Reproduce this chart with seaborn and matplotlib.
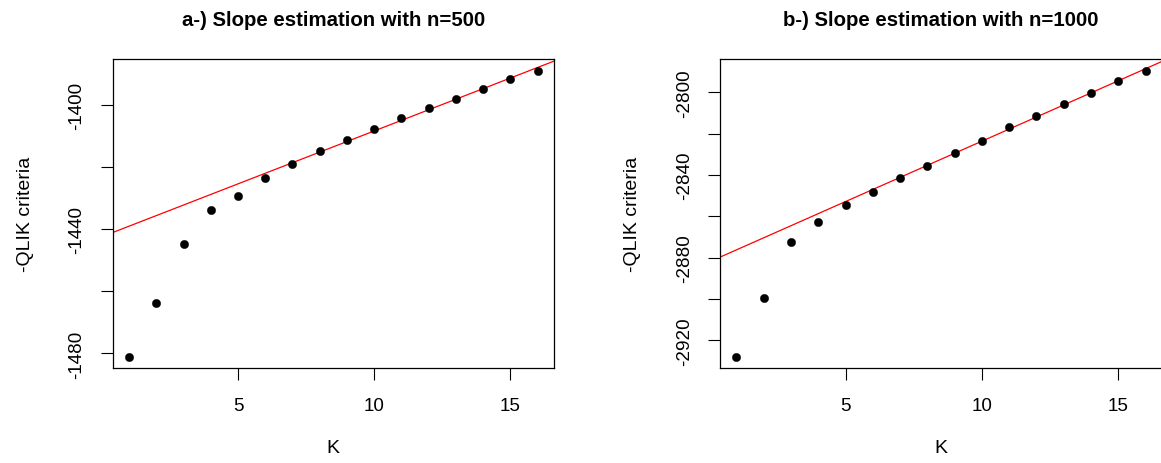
import numpy as np
import pandas as pd
import matplotlib
matplotlib.use("Agg")
import matplotlib.pyplot as plt
import seaborn as sns

# ---- data ----
K = list(range(1, 17))
qlik_500 = [-1481.0, -1463.7, -1444.6, -1433.7, -1429.2, -1423.5, -1419.1, -1414.8,
            -1411.3, -1407.7, -1404.2, -1401.0, -1398.0, -1394.8, -1391.7, -1388.9]
qlik_1000 = [-2927.9, -2899.5, -2872.2, -2862.8, -2854.6, -2848.0, -2841.2, -2835.5,
             -2829.1, -2823.3, -2816.8, -2811.3, -2805.7, -2800.2, -2794.5, -2789.5]
line_500 = (-1442.4, 3.41)     # intercept, slope
line_1000 = (-2882.1, 5.85)
titles = ["a-) Slope estimation with n=500", "b-) Slope estimation with n=1000"]
xticks = [5, 10, 15]
yticks_500 = [-1480, -1460, -1440, -1420, -1400]
ylabels_500 = ["-1480", "", "-1440", "", "-1400"]
yticks_1000 = [-2920, -2900, -2880, -2860, -2840, -2820, -2800]
ylabels_1000 = ["-2920", "", "-2880", "", "-2840", "", "-2800"]
xlabel = "K"
ylabel = "-QLIK criteria"

sns.set_theme(style="white")
plt.rcParams['font.family'] = ['Liberation Sans', 'DejaVu Sans']

W, H = 1161, 464
fig = plt.figure(figsize=(W / 100, H / 100), dpi=100)
ax1 = fig.add_axes([112.7 / W, 95 / H, 441.3 / W, 308.7 / H])
ax2 = fig.add_axes([720 / W, 95 / H, 442 / W, 308.7 / H])

panels = [
    (ax1, qlik_500, line_500, titles[0], yticks_500, ylabels_500),
    (ax2, qlik_1000, line_1000, titles[1], yticks_1000, ylabels_1000),
]

for ax, vals, (b0, b1), title, yt, yl in panels:
    df = pd.DataFrame({"K": K, "QLIK": vals})
    sns.scatterplot(data=df, x="K", y="QLIK", ax=ax, color="black", s=36,
                    edgecolor="black", linewidth=0.3, zorder=3)
    ax.axline((0, b0), slope=b1, color="#FF0000", linewidth=0.9, zorder=2)
    xr = max(K) - min(K)
    ax.set_xlim(min(K) - 0.04 * xr, max(K) + 0.04 * xr)
    yr = max(vals) - min(vals)
    ax.set_ylim(min(vals) - 0.04 * yr, max(vals) + 0.04 * yr)
    ax.set_xticks(xticks)
    ax.set_xticklabels([str(t) for t in xticks])
    ax.set_yticks(yt)
    ax.set_yticklabels(yl, rotation=90, va="center")
    ax.tick_params(axis="both", which="both", direction="out", length=8.6, width=0.8,
                   color="black", labelsize=13.6, labelcolor="black", bottom=True, left=True)
    ax.tick_params(axis="x", pad=12)
    ax.tick_params(axis="y", pad=11)
    for sp in ax.spines.values():
        sp.set_color("black")
        sp.set_linewidth(0.9)
        sp.set_visible(True)
    ax.set_xlabel(xlabel, fontsize=14, labelpad=18, color="black")
    ax.set_ylabel(ylabel, fontsize=14, labelpad=25, color="black")
    ax.set_title(title, fontsize=14.7, fontweight="bold", pad=25, color="black")
    ax.grid(False)

fig.savefig("out.png", dpi=100, facecolor="white")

---

Exercise details: Transcribe the full listing above exactly as it stands, minus the pictures.

Task output:
Reproduce this chart with seaborn and matplotlib.
import numpy as np
import pandas as pd
import matplotlib
matplotlib.use("Agg")
import matplotlib.pyplot as plt
import seaborn as sns

# ---- data ----
K = list(range(1, 17))
qlik_500 = [-1481.0, -1463.7, -1444.6, -1433.7, -1429.2, -1423.5, -1419.1, -1414.8,
            -1411.3, -1407.7, -1404.2, -1401.0, -1398.0, -1394.8, -1391.7, -1388.9]
qlik_1000 = [-2927.9, -2899.5, -2872.2, -2862.8, -2854.6, -2848.0, -2841.2, -2835.5,
             -2829.1, -2823.3, -2816.8, -2811.3, -2805.7, -2800.2, -2794.5, -2789.5]
line_500 = (-1442.4, 3.41)     # intercept, slope
line_1000 = (-2882.1, 5.85)
titles = ["a-) Slope estimation with n=500", "b-) Slope estimation with n=1000"]
xticks = [5, 10, 15]
yticks_500 = [-1480, -1460, -1440, -1420, -1400]
ylabels_500 = ["-1480", "", "-1440", "", "-1400"]
yticks_1000 = [-2920, -2900, -2880, -2860, -2840, -2820, -2800]
ylabels_1000 = ["-2920", "", "-2880", "", "-2840", "", "-2800"]
xlabel = "K"
ylabel = "-QLIK criteria"

sns.set_theme(style="white")
plt.rcParams['font.family'] = ['Liberation Sans', 'DejaVu Sans']

W, H = 1161, 464
fig = plt.figure(figsize=(W / 100, H / 100), dpi=100)
ax1 = fig.add_axes([112.7 / W, 95 / H, 441.3 / W, 308.7 / H])
ax2 = fig.add_axes([720 / W, 95 / H, 442 / W, 308.7 / H])

panels = [
    (ax1, qlik_500, line_500, titles[0], yticks_500, ylabels_500),
    (ax2, qlik_1000, line_1000, titles[1], yticks_1000, ylabels_1000),
]

for ax, vals, (b0, b1), title, yt, yl in panels:
    df = pd.DataFrame({"K": K, "QLIK": vals})
    sns.scatterplot(data=df, x="K", y="QLIK", ax=ax, color="black", s=36,
                    edgecolor="black", linewidth=0.3, zorder=3)
    ax.axline((0, b0), slope=b1, color="#FF0000", linewidth=0.9, zorder=2)
    xr = max(K) - min(K)
    ax.set_xlim(min(K) - 0.04 * xr, max(K) + 0.04 * xr)
    yr = max(vals) - min(vals)
    ax.set_ylim(min(vals) - 0.04 * yr, max(vals) + 0.04 * yr)
    ax.set_xticks(xticks)
    ax.set_xticklabels([str(t) for t in xticks])
    ax.set_yticks(yt)
    ax.set_yticklabels(yl, rotation=90, va="center")
    ax.tick_params(axis="both", which="both", direction="out", length=8.6, width=0.8,
                   color="black", labelsize=13.6, labelcolor="black", bottom=True, left=True)
    ax.tick_params(axis="x", pad=12)
    ax.tick_params(axis="y", pad=11)
    for sp in ax.spines.values():
        sp.set_color("black")
        sp.set_linewidth(0.9)
        sp.set_visible(True)
    ax.set_xlabel(xlabel, fontsize=14, labelpad=18, color="black")
    ax.set_ylabel(ylabel, fontsize=14, labelpad=25, color="black")
    ax.set_title(title, fontsize=14.7, fontweight="bold", pad=25, color="black")
    ax.grid(False)

fig.savefig("out.png", dpi=100, facecolor="white")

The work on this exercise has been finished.